Attorney General Kris Mayes announced the charges against Cochise County supervisors Peggy Judd and Tom Crosby, both of whom were charged with felony offenses of Interference with an Election Officer and Conspiracy. Finally rejecting conspiracy theories, the local government body on which Judd and Crosby serve finally voted to certify their county’s 2022 results only after court order following multiple lawsuits challenging their conspiracy theories-driven delay. The responsibilities held by the county supervisors were evidently consistently held to be procedural in nature rather than a juncture where activist–types can exert their personal wills.

The discrepancy is, of course, reminiscent of the disputes around what then-Vice President Mike Pence would do when he presided over the certification of the 2020 presidential election results in early 2021. The push from Trump’s circles was for Pence to attempt to evoke some sort of procedural power setting up a rebuff of the electoral college majority that Biden secured, but the legal precedent was that the vice president’s role was procedural in nature. Later attempts in Congress to clarify this standing in law didn’t necessarily mean the earlier standards for vice presidential action just didn’t exist, despite Trump’s insinuations.
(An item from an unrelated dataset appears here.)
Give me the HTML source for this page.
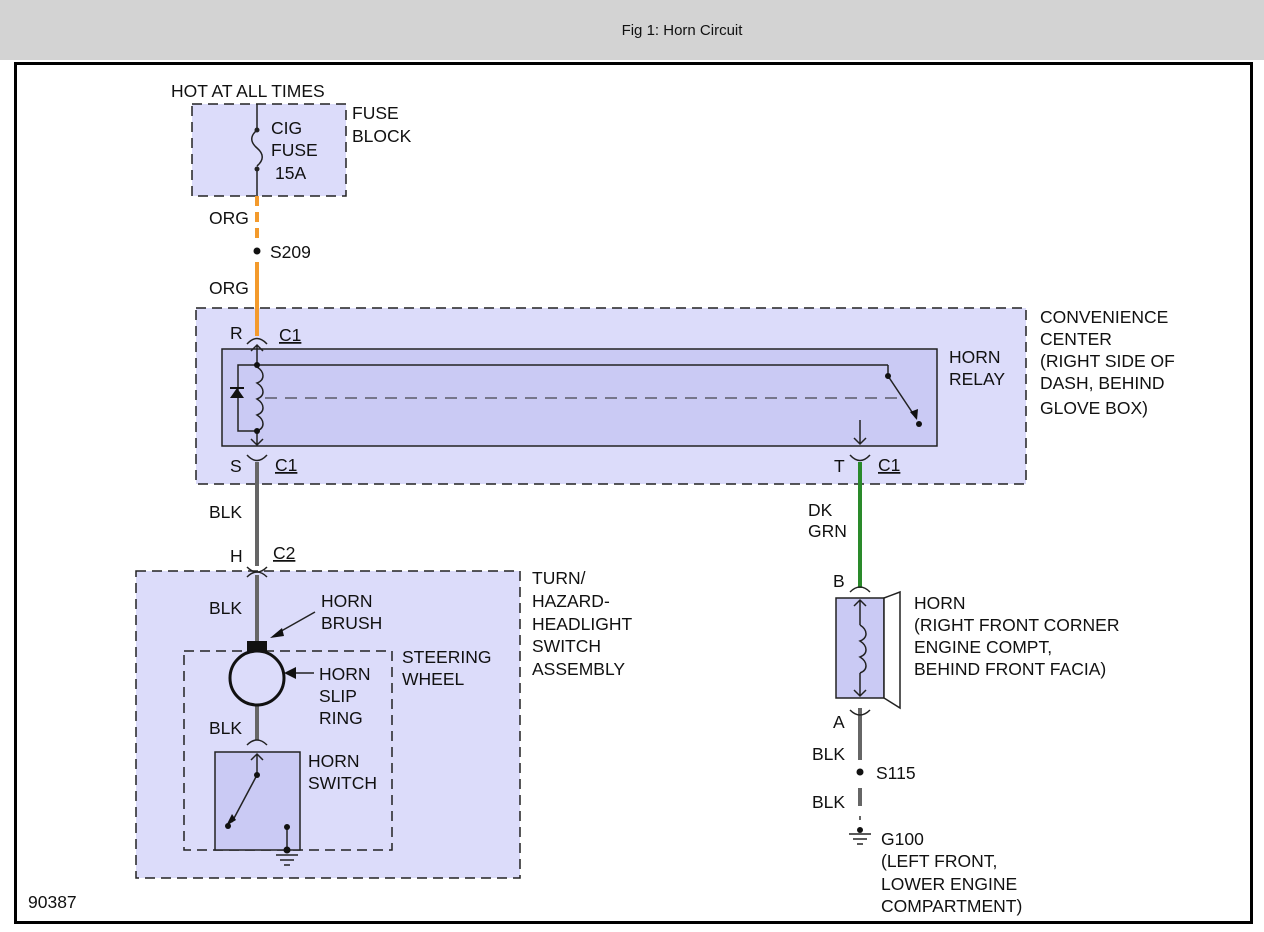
<!DOCTYPE html>
<html><head><style>
body{margin:0;background:#fff;}
svg{display:block;font-family:"Liberation Sans",Arial,sans-serif;}
text{font-size:17.5px;fill:#111;}
</style></head><body>
<svg width="1264" height="932" viewBox="0 0 1264 932" xmlns="http://www.w3.org/2000/svg">
<rect x="0" y="0" width="1264" height="60" fill="#d3d3d3"/>
<text x="682" y="35" text-anchor="middle" style="font-size:15px" fill="#333">Fig 1: Horn Circuit</text>
<rect x="15.5" y="63.5" width="1236" height="859" fill="#fff" stroke="#000" stroke-width="3"/>

<rect x="192" y="104" width="154" height="92" fill="#dcdcfa" stroke="#222" stroke-width="1.5" stroke-dasharray="10,6"/>
<rect x="196" y="308" width="830" height="176" fill="#dcdcfa" stroke="#222" stroke-width="1.5" stroke-dasharray="10,6"/>
<rect x="222" y="349" width="715" height="97" fill="#cacaf4" stroke="#222" stroke-width="1.5"/>
<rect x="136" y="571" width="384" height="307" fill="#dcdcfa" stroke="#222" stroke-width="1.5" stroke-dasharray="10,6"/>
<rect x="184" y="651" width="208" height="199" fill="none" stroke="#222" stroke-width="1.5" stroke-dasharray="10,6"/>
<rect x="215" y="752" width="85" height="98" fill="#cacaf4" stroke="#222" stroke-width="1.5"/>
<rect x="836" y="598" width="48" height="100" fill="#cacaf4" stroke="#222" stroke-width="1.5"/>
<polygon points="884,598 900,592 900,708 884,698" fill="#fff" stroke="#222" stroke-width="1.5"/>

<g stroke="#222" stroke-width="1.5" fill="none">
<line x1="257" y1="104" x2="257" y2="130"/>
<path d="M257,130 C250,136 250,142 257,148 C264,154 264,160 257,166"/>
<line x1="257" y1="170" x2="257" y2="196"/>
</g>
<circle cx="257" cy="130" r="2.5" fill="#222"/><circle cx="257" cy="169" r="2.5" fill="#222"/>

<line x1="257" y1="196" x2="257" y2="240" stroke="#f39a2c" stroke-width="4" stroke-dasharray="10,6"/>
<line x1="257" y1="262" x2="257" y2="336" stroke="#f39a2c" stroke-width="4"/>
<circle cx="257" cy="251" r="3.5" fill="#111"/>
<line x1="257" y1="462" x2="257" y2="566" stroke="#666" stroke-width="4"/>
<line x1="257" y1="575" x2="257" y2="642" stroke="#666" stroke-width="4"/>
<line x1="257" y1="705" x2="257" y2="740" stroke="#666" stroke-width="4"/>
<line x1="860" y1="462" x2="860" y2="588" stroke="#2a8a2a" stroke-width="4"/>
<line x1="860" y1="708" x2="860" y2="760" stroke="#666" stroke-width="4"/>
<circle cx="860" cy="772" r="3.5" fill="#111"/>
<line x1="860" y1="788" x2="860" y2="806" stroke="#666" stroke-width="4"/>
<line x1="860" y1="816" x2="860" y2="820" stroke="#666" stroke-width="2"/>

<g stroke="#222" stroke-width="1.5" fill="none">
<path d="M247,344 Q257,333 267,344"/>
<path d="M247,455 Q257,466 267,455"/>
<path d="M850,455 Q860,466 870,455"/>
<path d="M247,567 Q257,577 267,567"/>
<path d="M247,577 Q257,567 267,577"/>
<path d="M850,592 Q860,582 870,592"/>
<path d="M850,710 Q860,720 870,710"/>
<path d="M247,745 Q257,735 267,745"/>
<path d="M251,351 L257,345 L263,351 M257,345 L257,367"/>
<path d="M257,367 C265,372 265,380 257,383 C265,388 265,396 257,399 C265,404 265,412 257,415 C265,420 265,428 257,431"/>
<path d="M257,431 L257,445 M251,439 L257,445 L263,439"/>
<path d="M257,365 L238,365 L238,431 L257,431"/>
<line x1="257" y1="365" x2="888" y2="365"/>
<line x1="888" y1="365" x2="888" y2="376"/>
<line x1="888" y1="376" x2="916" y2="418"/>
<line x1="265" y1="398" x2="905" y2="398" stroke-dasharray="12,8" stroke-width="1"/>
<path d="M860,420 L860,444 M854,438 L860,444 L866,438"/>
<path d="M854,606 L860,600 L866,606 M860,600 L860,625"/>
<path d="M860,625 C868,630 868,638 860,641 C868,646 868,654 860,657 C868,662 868,670 860,673"/>
<path d="M860,673 L860,696 M854,690 L860,696 L866,690"/>
<path d="M251,760 L257,754 L263,760 M257,754 L257,775"/>
<line x1="257" y1="775" x2="232" y2="822"/>
<path d="M287,827 L287,849"/>
<line x1="276" y1="855" x2="298" y2="855"/><line x1="280" y1="860" x2="294" y2="860"/><line x1="284" y1="865" x2="290" y2="865"/>
<line x1="849" y1="834" x2="871" y2="834"/><line x1="853" y1="839" x2="867" y2="839"/><line x1="857" y1="844" x2="863" y2="844"/>
<line x1="315" y1="612" x2="276" y2="634"/>
<line x1="314" y1="673" x2="292" y2="673"/>
</g>
<polygon points="230,398 244,398 237,388" fill="#111"/>
<line x1="230" y1="388" x2="244" y2="388" stroke="#111" stroke-width="2"/>
<polygon points="910,412 917,420 918,409" fill="#111"/>
<polygon points="226,826 232,814 236,820" fill="#111"/>
<polygon points="270,638 282,628 284,636" fill="#111"/>
<polygon points="284,673 296,667 296,679" fill="#111"/>
<g fill="#111">
<circle cx="257" cy="365" r="3"/><circle cx="257" cy="431" r="3"/>
<circle cx="888" cy="376" r="3"/><circle cx="919" cy="424" r="3"/>
<circle cx="257" cy="775" r="3"/><circle cx="228" cy="826" r="3"/>
<circle cx="287" cy="827" r="3"/><circle cx="287" cy="850" r="3.5"/>
<circle cx="860" cy="830" r="3"/>
</g>
<rect x="247" y="641" width="20" height="11" fill="#111"/>
<circle cx="257" cy="678" r="27" fill="none" stroke="#111" stroke-width="3"/>

<text x="171" y="97">HOT AT ALL TIMES</text>
<text x="271" y="134">CIG</text><text x="271" y="156">FUSE</text><text x="275" y="179">15A</text>
<text x="352" y="119">FUSE</text><text x="352" y="142">BLOCK</text>
<text x="209" y="224">ORG</text><text x="270" y="258">S209</text><text x="209" y="294">ORG</text>
<text x="230" y="339">R</text><text x="279" y="341" text-decoration="underline">C1</text>
<text x="230" y="472">S</text><text x="275" y="471" text-decoration="underline">C1</text>
<text x="834" y="472">T</text><text x="878" y="471" text-decoration="underline">C1</text>
<text x="1040" y="323">CONVENIENCE</text><text x="1040" y="345">CENTER</text>
<text x="1040" y="367">(RIGHT SIDE OF</text><text x="1040" y="389">DASH, BEHIND</text><text x="1040" y="414">GLOVE BOX)</text>
<text x="949" y="363">HORN</text><text x="949" y="385">RELAY</text>
<text x="209" y="518">BLK</text>
<text x="808" y="516">DK</text><text x="808" y="537">GRN</text>
<text x="230" y="562">H</text><text x="273" y="559" text-decoration="underline">C2</text>
<text x="532" y="584">TURN/</text><text x="532" y="607">HAZARD-</text><text x="532" y="630">HEADLIGHT</text><text x="532" y="652">SWITCH</text><text x="532" y="675">ASSEMBLY</text>
<text x="209" y="614">BLK</text>
<text x="321" y="607">HORN</text><text x="321" y="629">BRUSH</text>
<text x="402" y="663">STEERING</text><text x="402" y="685">WHEEL</text>
<text x="319" y="680">HORN</text><text x="319" y="702">SLIP</text><text x="319" y="724">RING</text>
<text x="209" y="734">BLK</text>
<text x="308" y="767">HORN</text><text x="308" y="789">SWITCH</text>
<text x="833" y="587">B</text>
<text x="914" y="609">HORN</text><text x="914" y="631">(RIGHT FRONT CORNER</text><text x="914" y="653">ENGINE COMPT,</text><text x="914" y="675">BEHIND FRONT FACIA)</text>
<text x="833" y="728">A</text>
<text x="812" y="760">BLK</text><text x="876" y="779">S115</text><text x="812" y="808">BLK</text>
<text x="881" y="845">G100</text><text x="881" y="867">(LEFT FRONT,</text><text x="881" y="890">LOWER ENGINE</text><text x="881" y="912">COMPARTMENT)</text>
<text x="28" y="908">90387</text>
</svg>
</body></html>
“The repeated attempts to undermine our democracy are unacceptable,” Mayes said in prepared remarks. “I took an oath to uphold the rule of law, and my office will continue to enforce Arizona’s elections laws and support our election officials as they carry out the duties and responsibilities of their offices.” The voting rights organization Democracy Docket previously reported that Judd expressed confidence in the board’s GOP majority’s refusal to certify even as the legal challenges reached essentially their apex.

“During the meeting, Peggy Judd, one of the two Republican supervisors who refused to certify, said she thought “everyone has done a great job” and is “not ashamed” of voting against certification,” they reported in December 2022.